DIRECTIVE = Transcribe every line exactly and omit anything that is a picture.
┌────────
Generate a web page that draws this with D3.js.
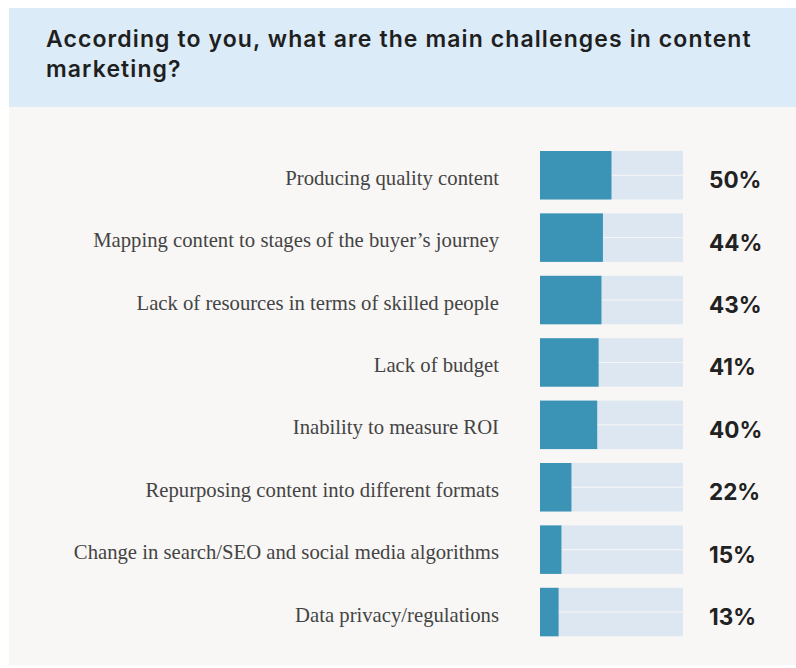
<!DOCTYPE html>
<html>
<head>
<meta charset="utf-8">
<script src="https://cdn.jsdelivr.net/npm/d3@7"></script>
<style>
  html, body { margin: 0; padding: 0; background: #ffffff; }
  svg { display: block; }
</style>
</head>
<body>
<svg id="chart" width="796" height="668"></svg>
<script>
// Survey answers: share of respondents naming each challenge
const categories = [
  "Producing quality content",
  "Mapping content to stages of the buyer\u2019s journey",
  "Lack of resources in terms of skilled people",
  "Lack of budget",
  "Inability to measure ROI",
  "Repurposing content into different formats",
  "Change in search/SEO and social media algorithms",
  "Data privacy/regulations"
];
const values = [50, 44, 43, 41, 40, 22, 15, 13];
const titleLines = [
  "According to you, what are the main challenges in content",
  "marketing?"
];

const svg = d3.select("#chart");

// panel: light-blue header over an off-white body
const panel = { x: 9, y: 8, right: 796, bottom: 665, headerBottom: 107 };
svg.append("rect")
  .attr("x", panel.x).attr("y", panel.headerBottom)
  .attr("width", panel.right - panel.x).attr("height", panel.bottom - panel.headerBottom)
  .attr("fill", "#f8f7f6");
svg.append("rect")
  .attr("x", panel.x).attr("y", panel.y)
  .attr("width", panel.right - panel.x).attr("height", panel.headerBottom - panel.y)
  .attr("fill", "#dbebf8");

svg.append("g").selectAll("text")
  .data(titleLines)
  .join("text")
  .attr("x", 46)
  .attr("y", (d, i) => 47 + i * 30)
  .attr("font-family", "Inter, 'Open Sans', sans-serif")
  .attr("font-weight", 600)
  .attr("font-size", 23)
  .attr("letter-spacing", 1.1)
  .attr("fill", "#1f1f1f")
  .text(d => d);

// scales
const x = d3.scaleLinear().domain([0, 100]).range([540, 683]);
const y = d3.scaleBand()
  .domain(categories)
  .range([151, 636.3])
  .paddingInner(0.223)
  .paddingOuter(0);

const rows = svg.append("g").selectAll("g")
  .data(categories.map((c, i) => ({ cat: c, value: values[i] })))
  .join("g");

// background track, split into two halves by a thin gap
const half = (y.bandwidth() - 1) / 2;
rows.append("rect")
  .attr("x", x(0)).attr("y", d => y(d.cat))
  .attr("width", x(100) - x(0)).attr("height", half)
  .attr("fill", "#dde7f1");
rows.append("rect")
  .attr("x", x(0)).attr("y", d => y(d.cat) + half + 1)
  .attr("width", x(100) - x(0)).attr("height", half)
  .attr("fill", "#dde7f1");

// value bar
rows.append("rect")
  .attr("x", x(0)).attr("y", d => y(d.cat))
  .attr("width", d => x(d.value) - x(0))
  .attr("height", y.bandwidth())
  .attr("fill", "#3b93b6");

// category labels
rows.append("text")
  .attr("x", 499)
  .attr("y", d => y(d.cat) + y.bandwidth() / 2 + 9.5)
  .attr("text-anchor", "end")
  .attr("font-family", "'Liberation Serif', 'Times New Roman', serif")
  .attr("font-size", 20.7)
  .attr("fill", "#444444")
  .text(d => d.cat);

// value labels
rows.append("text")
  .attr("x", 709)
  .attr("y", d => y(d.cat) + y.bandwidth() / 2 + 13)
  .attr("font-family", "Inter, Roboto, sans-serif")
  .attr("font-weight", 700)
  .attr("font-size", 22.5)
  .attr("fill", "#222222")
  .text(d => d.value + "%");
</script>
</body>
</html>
└────────
TASK RESPONSE =
Generate a web page that draws this with D3.js.
<!DOCTYPE html>
<html>
<head>
<meta charset="utf-8">
<script src="https://cdn.jsdelivr.net/npm/d3@7"></script>
<style>
  html, body { margin: 0; padding: 0; background: #ffffff; }
  svg { display: block; }
</style>
</head>
<body>
<svg id="chart" width="796" height="668"></svg>
<script>
// Survey answers: share of respondents naming each challenge
const categories = [
  "Producing quality content",
  "Mapping content to stages of the buyer\u2019s journey",
  "Lack of resources in terms of skilled people",
  "Lack of budget",
  "Inability to measure ROI",
  "Repurposing content into different formats",
  "Change in search/SEO and social media algorithms",
  "Data privacy/regulations"
];
const values = [50, 44, 43, 41, 40, 22, 15, 13];
const titleLines = [
  "According to you, what are the main challenges in content",
  "marketing?"
];

const svg = d3.select("#chart");

// panel: light-blue header over an off-white body
const panel = { x: 9, y: 8, right: 796, bottom: 665, headerBottom: 107 };
svg.append("rect")
  .attr("x", panel.x).attr("y", panel.headerBottom)
  .attr("width", panel.right - panel.x).attr("height", panel.bottom - panel.headerBottom)
  .attr("fill", "#f8f7f6");
svg.append("rect")
  .attr("x", panel.x).attr("y", panel.y)
  .attr("width", panel.right - panel.x).attr("height", panel.headerBottom - panel.y)
  .attr("fill", "#dbebf8");

svg.append("g").selectAll("text")
  .data(titleLines)
  .join("text")
  .attr("x", 46)
  .attr("y", (d, i) => 47 + i * 30)
  .attr("font-family", "Inter, 'Open Sans', sans-serif")
  .attr("font-weight", 600)
  .attr("font-size", 23)
  .attr("letter-spacing", 1.1)
  .attr("fill", "#1f1f1f")
  .text(d => d);

// scales
const x = d3.scaleLinear().domain([0, 100]).range([540, 683]);
const y = d3.scaleBand()
  .domain(categories)
  .range([151, 636.3])
  .paddingInner(0.223)
  .paddingOuter(0);

const rows = svg.append("g").selectAll("g")
  .data(categories.map((c, i) => ({ cat: c, value: values[i] })))
  .join("g");

// background track, split into two halves by a thin gap
const half = (y.bandwidth() - 1) / 2;
rows.append("rect")
  .attr("x", x(0)).attr("y", d => y(d.cat))
  .attr("width", x(100) - x(0)).attr("height", half)
  .attr("fill", "#dde7f1");
rows.append("rect")
  .attr("x", x(0)).attr("y", d => y(d.cat) + half + 1)
  .attr("width", x(100) - x(0)).attr("height", half)
  .attr("fill", "#dde7f1");

// value bar
rows.append("rect")
  .attr("x", x(0)).attr("y", d => y(d.cat))
  .attr("width", d => x(d.value) - x(0))
  .attr("height", y.bandwidth())
  .attr("fill", "#3b93b6");

// category labels
rows.append("text")
  .attr("x", 499)
  .attr("y", d => y(d.cat) + y.bandwidth() / 2 + 9.5)
  .attr("text-anchor", "end")
  .attr("font-family", "'Liberation Serif', 'Times New Roman', serif")
  .attr("font-size", 20.7)
  .attr("fill", "#444444")
  .text(d => d.cat);

// value labels
rows.append("text")
  .attr("x", 709)
  .attr("y", d => y(d.cat) + y.bandwidth() / 2 + 13)
  .attr("font-family", "Inter, Roboto, sans-serif")
  .attr("font-weight", 700)
  .attr("font-size", 22.5)
  .attr("fill", "#222222")
  .text(d => d.value + "%");
</script>
</body>
</html>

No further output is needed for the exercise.